Why a baseline = decision authority#
DORA metrics without a baseline are just a pretty dashboard. The zero point is what gives a leader investment arguments: how long it’ll take to shorten Lead Time, what budget a specific change touches, where the cheapest lever sits.
Week 1 — instrumentation#
1.1 Collecting raw events#
Wire up GitHub/GitLab webhooks into a simple endpoint that records push, pull_request, deployment, and incident events. You don’t need a SaaS yet — Vercel KV, Cloudflare D1, or a JSON file on S3 is enough.
1.2 Picking definitions#
Define “failure” in an auditable way.
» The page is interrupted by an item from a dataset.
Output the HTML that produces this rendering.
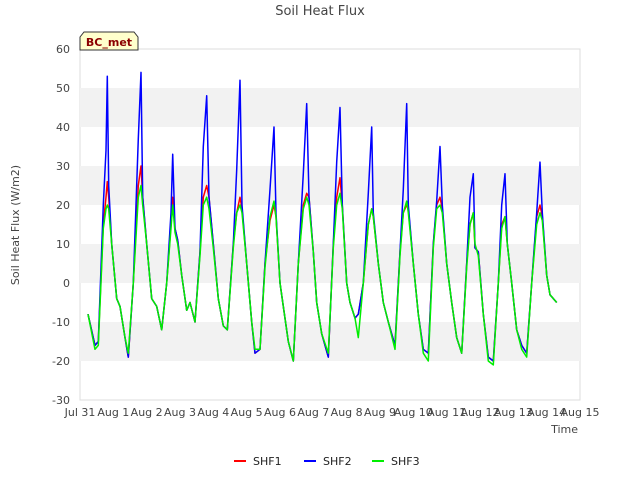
<!DOCTYPE html>
<html><head><meta charset="utf-8"><style>
body{margin:0;background:#fff;font-family:"Liberation Sans","DejaVu Sans",sans-serif;}
svg text{font-family:"DejaVu Sans","Liberation Sans",sans-serif;}
</style></head><body>
<svg id="chart" width="640" height="480">
<text x="320" y="15" text-anchor="middle" font-size="13" fill="#444">Soil Heat Flux</text>
<g id="plot"></g>
<text x="19" y="225" transform="rotate(-90 19 225)" text-anchor="middle" font-size="11" fill="#444">Soil Heat Flux (W/m2)</text>
<text x="578" y="433" text-anchor="end" font-size="11" fill="#444">Time</text>
<g>
<path d="M80,50 L80,37 L84,32 L134,32 L138,37 L138,50 Z" fill="#ffffcc" stroke="#333"/>
<text x="109" y="46" text-anchor="middle" font-size="11" font-weight="bold" fill="#8b0000">BC_met</text>
</g>
<g id="legend"></g>
</svg>
<script>
const times=[0.24,0.45,0.55,0.7,0.78,0.82,0.86,0.95,1.1,1.2,1.35,1.45,1.6,1.75,1.83,1.88,2.0,2.15,2.3,2.45,2.6,2.73,2.78,2.85,2.93,3.05,3.2,3.3,3.45,3.6,3.7,3.8,3.87,4.0,4.15,4.3,4.42,4.6,4.7,4.8,4.86,5.0,5.15,5.25,5.4,5.55,5.7,5.82,5.88,6.0,6.1,6.25,6.4,6.55,6.7,6.8,6.87,7.0,7.1,7.25,7.45,7.6,7.7,7.8,7.87,8.0,8.1,8.25,8.35,8.5,8.65,8.75,8.8,8.95,9.1,9.25,9.45,9.6,9.7,9.8,9.85,10.0,10.15,10.3,10.45,10.6,10.7,10.8,10.87,11.0,11.15,11.3,11.45,11.6,11.7,11.8,11.85,11.95,12.1,12.25,12.4,12.55,12.65,12.75,12.82,12.95,13.1,13.25,13.4,13.55,13.7,13.8,13.87,14.0,14.1,14.3];
const shf2=[-8,-16,-15,20,34,53,25,10,-4,-6,-14,-19,0,37,54,22,10,-4,-6,-12,0,18,33,14,11,2,-7,-5,-10,8,35,48,22,10,-4,-11,-12,10,29,52,20,5,-10,-18,-17,5,24,40,18,0,-6,-15,-20,5,28,46,22,8,-5,-13,-19,10,31,45,20,0,-5,-9,-8,0,23,40,18,5,-5,-10,-16,8,24,46,20,5,-8,-17,-18,10,21,35,20,5,-5,-14,-18,5,22,28,9,8,-8,-19,-20,0,20,28,10,0,-12,-16,-18,0,18,31,18,2,-3,-5];
const shf1=[-8,-16,-15,15,22,26,22,10,-4,-6,-14,-19,0,25,30,22,10,-4,-6,-12,0,15,22,14,11,2,-7,-5,-10,8,22,25,22,10,-4,-11,-12,10,18,22,19,5,-10,-18,-17,5,16,20,17,0,-6,-15,-20,5,20,23,22,8,-5,-13,-19,10,22,27,20,0,-5,-9,-8,0,15,19,17,5,-5,-10,-16,8,18,20,19,5,-8,-17,-18,10,20,22,19,5,-5,-14,-18,5,15,18,9,8,-8,-19,-20,0,15,17,10,0,-12,-16,-18,0,17,20,17,2,-3,-5];
const shf3=[-8,-17,-16,14,19,20,19,10,-4,-6,-14,-18,0,22,25,20,10,-4,-6,-12,0,14,20,13,10,2,-7,-5,-10,7,20,22,19,9,-4,-11,-12,9,18,20,18,5,-10,-17,-17,4,17,21,17,0,-6,-15,-20,5,19,22,20,8,-5,-13,-18,9,20,23,19,0,-5,-9,-14,0,15,19,17,5,-5,-10,-17,7,18,21,18,5,-8,-18,-20,9,19,20,18,5,-5,-14,-18,4,15,18,10,7,-8,-20,-21,0,14,17,10,0,-12,-17,-19,0,15,18,16,2,-3,-5];
const yTicks=[-30,-20,-10,0,10,20,30,40,50,60];
const xLabels=["Jul 31","Aug 1","Aug 2","Aug 3","Aug 4","Aug 5","Aug 6","Aug 7","Aug 8","Aug 9","Aug 10","Aug 11","Aug 12","Aug 13","Aug 14","Aug 15"];
const seriesNames=["SHF1","SHF2","SHF3"];
const seriesColors=["#ff0000","#0000ff","#00ee00"];
const NS="http://www.w3.org/2000/svg";
const L=80,R=580,T=49,B=400;
const xs=d=>L+d*(R-L)/15;
const ys=v=>B-(v+30)*(B-T)/90;
const plot=document.getElementById('plot');
function mk(tag,attrs,parent){const e=document.createElementNS(NS,tag);for(const k in attrs)e.setAttribute(k,attrs[k]);parent.appendChild(e);return e;}
const bg=mk('rect',{x:L,y:T,width:R-L,height:B-T,fill:'#fff',stroke:'#ddd'},plot);


for(let i=0;i<yTicks.length-1;i++){
  if(i%2===1){const b=mk('rect',{x:L,y:ys(yTicks[i+1]),width:R-L,height:ys(yTicks[i])-ys(yTicks[i+1]),fill:'#f2f2f2'},plot);
  
  }
}
yTicks.forEach(v=>{
  const t=mk('text',{x:L-10,y:ys(v)+4,'text-anchor':'end','font-size':11,fill:'#444'},plot);t.textContent=v;
  
  
});
xLabels.forEach((s,i)=>{
  const t=mk('text',{x:xs(i),y:416,'text-anchor':'middle','font-size':11,fill:'#444'},plot);t.textContent=s;
  
  
});
[shf1,shf2,shf3].forEach((arr,si)=>{
  const d=arr.map((v,i)=>(i?'L':'M')+xs(times[i]).toFixed(1)+','+ys(v).toFixed(1)).join(' ');
  const p=mk('path',{d:d,fill:'none',stroke:seriesColors[si],'stroke-width':1.5,'stroke-linejoin':'round'},plot);
  
  
});
const leg=document.getElementById('legend');
const lx=[234,304,372];
seriesNames.forEach((n,i)=>{
  const g=mk('g',{},leg);
  
  
  mk('line',{x1:lx[i],x2:lx[i]+12,y1:461,y2:461,stroke:seriesColors[i],'stroke-width':2},g);
  const t=mk('text',{x:lx[i]+19,y:465,'font-size':11,fill:'#222'},g);t.textContent=n;
});
</script>
</body></html>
The most common heuristic: rollback within 24h OR hotfix deployed inside an incident OR a deploy explicitly named in a post-mortem.
Week 2 — first read#
Compute values for a rolling 14-day window and compare against SMB benchmarks. Don’t compare yourself to “Elite” from the DORA report for Google — that’s a different ecosystem. End-of-week-2 goal: one number for each of the four metrics and one hypothesis about your bottleneck.
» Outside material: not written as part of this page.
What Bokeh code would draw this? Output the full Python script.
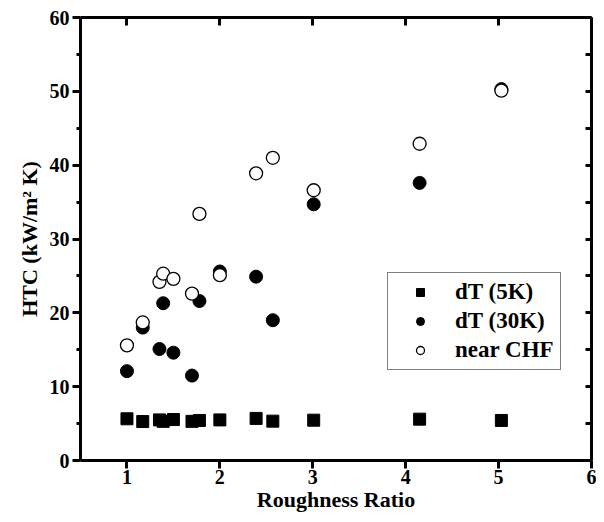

Week 3 — first intervention#
Pick one bottleneck and propose one change with a measurable effect. Most often:
- High Lead Time → code review automation, smaller PR batches.
- High CFR → introduce a CI quality gate (tests, static analysis, vulnerability scan).
- High MTTR → runbooks + deploy previews + one-click rollback.
- Low Deployment Frequency → trunk-based dev + feature flags.
Week 4 — review at the table#
Present 4 numbers + one hypothesis + one intervention. The board should see that they’re not buying a “dashboard”, they’re buying a learning system that, after a quarter, returns a concrete saving in engineering hours.
A baseline isn’t a goal. It’s the start of the negotiation about where to deploy the next engineering hour.